So obvious are the things I will be talking about, that we may call the subject matter 'commonness' or even 'the readily visible'. It is therefore something accessible, and perceivable through everything we do. And this kind of observation of what is seen and already visible we may call perspective.
Perhaps you've recently experienced a moment of significant growth, where you saw something you didn't before, or in blissful perfection, grasped a thing so well that it altered you. The altering realization was one of attention, of noticing something. In that noticing, the previously unknown is realized, it is moved into something no longer taken for granted. This is un-granted, it is wisdom.
By this definition, wisdom finds itself already mired. Aphorisms are king of grantedness, providing the one considering it with near immediate 'understanding' of the topic 'in question'. This form of understanding is often shallow. As it is understood, it is now moved back from consideration into grantedness. Our challenge is to prolong the state of 'in question' regarding our topic before resigning ourselves to understanding it.
The topic in question is teaching. The teaching done before obvious constructs of academics. One often chooses to be taught when pursuing academic goals or careers, but we certainly are not always choosing to be taught about death, loneliness, and general incorrectness. Perhaps one has a choice whether or not to learn from these experiences, but we cannot say we always have a choice about the teacher in question. Furthermore, it is absurd to think that one always has the ability to teach willfully or accurately. Certainly one reason for living is not teaching the ones we love about our death, and certainly we will be forced to teach our loved ones of this in time.

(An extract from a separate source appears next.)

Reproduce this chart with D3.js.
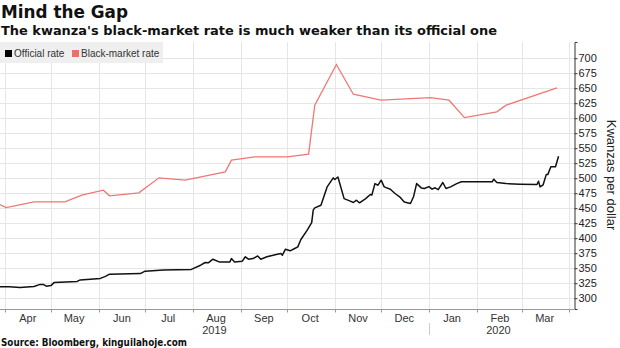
<!DOCTYPE html>
<html>
<head>
<meta charset="utf-8">
<script src="https://cdn.jsdelivr.net/npm/d3@7"></script>
<style>
  html, body { margin: 0; padding: 0; background: #fff; }
  svg { display: block; }
</style>
</head>
<body>
<svg id="chart" width="620" height="348"></svg>
<script>
// ---------- DATA ----------
const titleText = "Mind the Gap";
const subtitleText = "The kwanza's black-market rate is much weaker than its official one";
const sourceText = "Source: Bloomberg, kinguilahoje.com";
const yAxisTitle = "Kwanzas per dollar";
const seriesNames = ["Official rate", "Black-market rate"];

const officialDates = ["2019-03-29","2019-04-04","2019-04-11","2019-04-20","2019-04-24","2019-04-26","2019-04-28","2019-05-01","2019-05-03","2019-05-18","2019-05-20","2019-06-02","2019-06-05","2019-06-08","2019-06-28","2019-07-01","2019-07-13","2019-07-31","2019-08-06","2019-08-09","2019-08-11","2019-08-14","2019-08-18","2019-08-25","2019-08-26","2019-08-28","2019-09-02","2019-09-04","2019-09-06","2019-09-09","2019-09-12","2019-09-14","2019-09-18","2019-09-24","2019-09-27","2019-09-28","2019-09-30","2019-10-03","2019-10-06","2019-10-08","2019-10-10","2019-10-14","2019-10-17","2019-10-18","2019-10-19","2019-10-23","2019-10-27","2019-10-31","2019-11-01","2019-11-03","2019-11-07","2019-11-11","2019-11-13","2019-11-15","2019-11-17","2019-11-21","2019-11-24","2019-11-25","2019-11-27","2019-11-29","2019-12-01","2019-12-03","2019-12-07","2019-12-10","2019-12-13","2019-12-16","2019-12-20","2019-12-22","2019-12-24","2019-12-27","2019-12-29","2020-01-01","2020-01-03","2020-01-05","2020-01-07","2020-01-10","2020-01-12","2020-01-15","2020-01-19","2020-01-22","2020-02-11","2020-02-12","2020-02-14","2020-02-20","2020-02-29","2020-03-11","2020-03-12","2020-03-13","2020-03-15","2020-03-17","2020-03-18","2020-03-20","2020-03-23","2020-03-25"];
const officialValues = [319,319,318,319.5,323,323,320,321,326,328,330.5,333,336,340,341,345,347,348,355,359.5,359,365,360.5,360.5,366,360.5,361.7,369,365,366,370.5,365,369,373,374.5,371.7,381.7,379,382.8,385.5,397.8,413,426,446.7,450.5,455,485.5,500.5,497.8,502,466,461.7,459.5,463.3,459,466,472.8,472,491,488.3,496.7,485.5,481.7,474.5,469,460.5,457.8,469,491,483.8,482.8,486,481.7,484,481,492.8,482.8,485.5,491,494,494,498.3,492.8,491,490,489.4,495,485.5,489,506,506,519,519,536.7];

const blackMarketDates = ["2019-03-29","2019-04-02","2019-04-20","2019-05-10","2019-05-21","2019-06-04","2019-06-08","2019-06-27","2019-07-10","2019-07-27","2019-08-22","2019-08-26","2019-09-10","2019-10-01","2019-10-15","2019-10-19","2019-11-02","2019-11-13","2019-12-01","2020-01-02","2020-01-14","2020-01-24","2020-02-14","2020-02-20","2020-03-24"];
const blackMarketValues = [456,451,460.5,460.5,471.7,480,470.6,475.6,500.6,496.7,510.6,530,535.6,535.6,540,621.7,689.5,640,630,634.4,630,601,610.6,621.7,650.6];

const yTicks = [300,325,350,375,400,425,450,475,500,525,550,575,600,625,650,675,700];
const monthLabels = ["Apr","May","Jun","Jul","Aug","Sep","Oct","Nov","Dec","Jan","Feb","Mar"];
const yearLabels = ["2019","2020"];

// ---------- CHART ----------
const parse = d3.timeParse("%Y-%m-%d");
const official = officialDates.map((d, i) => ({date: parse(d), value: officialValues[i]}));
const blackMarket = blackMarketDates.map((d, i) => ({date: parse(d), value: blackMarketValues[i]}));

const svg = d3.select("#chart");
const plotLeft = 0, plotRight = 574, plotTop = 42, plotBottom = 309;

const x = d3.scaleTime()
  .domain([parse("2019-03-29"), parse("2020-04-04")])
  .range([plotLeft, plotRight]);
const y = d3.scaleLinear().domain([282, 727]).range([plotBottom, plotTop]);

svg.append("rect").attr("width", 620).attr("height", 348).attr("fill", "#fff");

// Titles
svg.append("text").text(titleText)
  .attr("x", 1).attr("y", 18)
  .attr("font-family", "DejaVu Sans").attr("font-weight", "bold")
  .attr("font-size", 17).attr("fill", "#111")
  .attr("textLength", 127).attr("lengthAdjust", "spacingAndGlyphs");
svg.append("text").text(subtitleText)
  .attr("x", 1).attr("y", 35)
  .attr("font-family", "DejaVu Sans").attr("font-weight", "bold")
  .attr("font-size", 12).attr("fill", "#111")
  .attr("textLength", 496).attr("lengthAdjust", "spacingAndGlyphs");

// Gridlines
const monthStarts = d3.timeMonth.range(parse("2019-04-01"), parse("2020-04-02"));
const grid = svg.append("g").attr("stroke", "#e6e6e6").attr("stroke-width", 1);
grid.selectAll("line.h").data(yTicks).join("line")
  .attr("x1", plotLeft).attr("x2", plotRight)
  .attr("y1", d => Math.round(y(d)) + 0.5).attr("y2", d => Math.round(y(d)) + 0.5);
grid.selectAll("line.v").data(monthStarts).join("line")
  .attr("x1", d => Math.round(x(d)) + 0.5).attr("x2", d => Math.round(x(d)) + 0.5)
  .attr("y1", plotTop).attr("y2", plotBottom);

// Legend
const lg = svg.append("g");
lg.append("rect").attr("x", 0).attr("y", 42).attr("width", 163).attr("height", 21).attr("fill", "#efefef");
lg.append("rect").attr("x", 5).attr("y", 50).attr("width", 7).attr("height", 7).attr("fill", "#000");
lg.append("text").text(seriesNames[0]).attr("x", 14).attr("y", 57)
  .attr("font-family", "Liberation Sans").attr("font-size", 10).attr("fill", "#333");
lg.append("rect").attr("x", 72).attr("y", 50).attr("width", 7).attr("height", 7).attr("fill", "#ec6f6b");
lg.append("text").text(seriesNames[1]).attr("x", 81).attr("y", 57)
  .attr("font-family", "Liberation Sans").attr("font-size", 10).attr("fill", "#333");

// Lines
const line = d3.line().x(d => x(d.date)).y(d => y(d.value));
svg.append("path").datum(blackMarket).attr("d", line)
  .attr("fill", "none").attr("stroke", "#ee7874").attr("stroke-width", 1.3);
svg.append("path").datum(official).attr("d", line)
  .attr("fill", "none").attr("stroke", "#111").attr("stroke-width", 1.5)
  .attr("stroke-linejoin", "round");

// Y axis (right)
const yAxis = svg.append("g").attr("transform", `translate(${plotRight + 0.5},0)`)
  .call(d3.axisRight(y).tickValues(yTicks).tickSize(3).tickSizeOuter(3).tickFormat(d3.format("d")));
yAxis.select(".domain").attr("stroke", "#333");
yAxis.selectAll(".tick line").attr("stroke", "#333");
yAxis.selectAll(".tick text").attr("x", 4)
  .attr("font-family", "Liberation Sans").attr("font-size", 11).attr("fill", "#222");

svg.append("text").text(yAxisTitle)
  .attr("transform", "translate(607,175) rotate(90)")
  .attr("text-anchor", "middle")
  .attr("font-family", "Liberation Sans").attr("font-size", 13).attr("fill", "#222");

// X axis
const xg = svg.append("g");
xg.append("line").attr("x1", plotLeft).attr("x2", plotRight + 0.5)
  .attr("y1", plotBottom + 0.5).attr("y2", plotBottom + 0.5)
  .attr("stroke", "#999");
xg.selectAll("line.tick").data(monthStarts).join("line")
  .attr("x1", d => Math.round(x(d)) + 0.5).attr("x2", d => Math.round(x(d)) + 0.5)
  .attr("y1", plotBottom).attr("y2", plotBottom + 3.5)
  .attr("stroke", "#999");
const monthMids = monthStarts.slice(0, 12).map(d => d3.timeDay.offset(d, 15));
xg.selectAll("text.month").data(monthMids).join("text")
  .text((d, i) => monthLabels[i])
  .attr("x", d => x(d)).attr("y", 322)
  .attr("text-anchor", "middle")
  .attr("font-family", "Liberation Sans").attr("font-size", 11).attr("fill", "#333");
const yearPos = [parse("2019-08-15"), parse("2020-02-15")];
xg.selectAll("text.year").data(yearPos).join("text")
  .text((d, i) => yearLabels[i])
  .attr("x", d => x(d)).attr("y", 334)
  .attr("text-anchor", "middle")
  .attr("font-family", "Liberation Sans").attr("font-size", 11).attr("fill", "#333");
xg.append("line")
  .attr("x1", Math.round(x(parse("2020-01-01"))) + 0.5).attr("x2", Math.round(x(parse("2020-01-01"))) + 0.5)
  .attr("y1", 323).attr("y2", 335).attr("stroke", "#ccc");

// Source
svg.append("text").text(sourceText)
  .attr("x", 1).attr("y", 346)
  .attr("font-family", "DejaVu Sans").attr("font-weight", "bold")
  .attr("font-size", 10).attr("fill", "#111")
  .attr("textLength", 186).attr("lengthAdjust", "spacingAndGlyphs");
</script>
</body>
</html>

Verily the things we teach to others and will be taught are partly out of our control. This influencing of each other is largely an invisible thing. But we see new things with new perspectives. As we see the invisible, such things are moved out of being taken for granted. This is an essay on my perspective of the disposition of teaching and that of learning. Something I call 'to be imposing' and 'to be exposed'. I'll begin with the assumptions of such a perspective and follow with the dispositions themselves.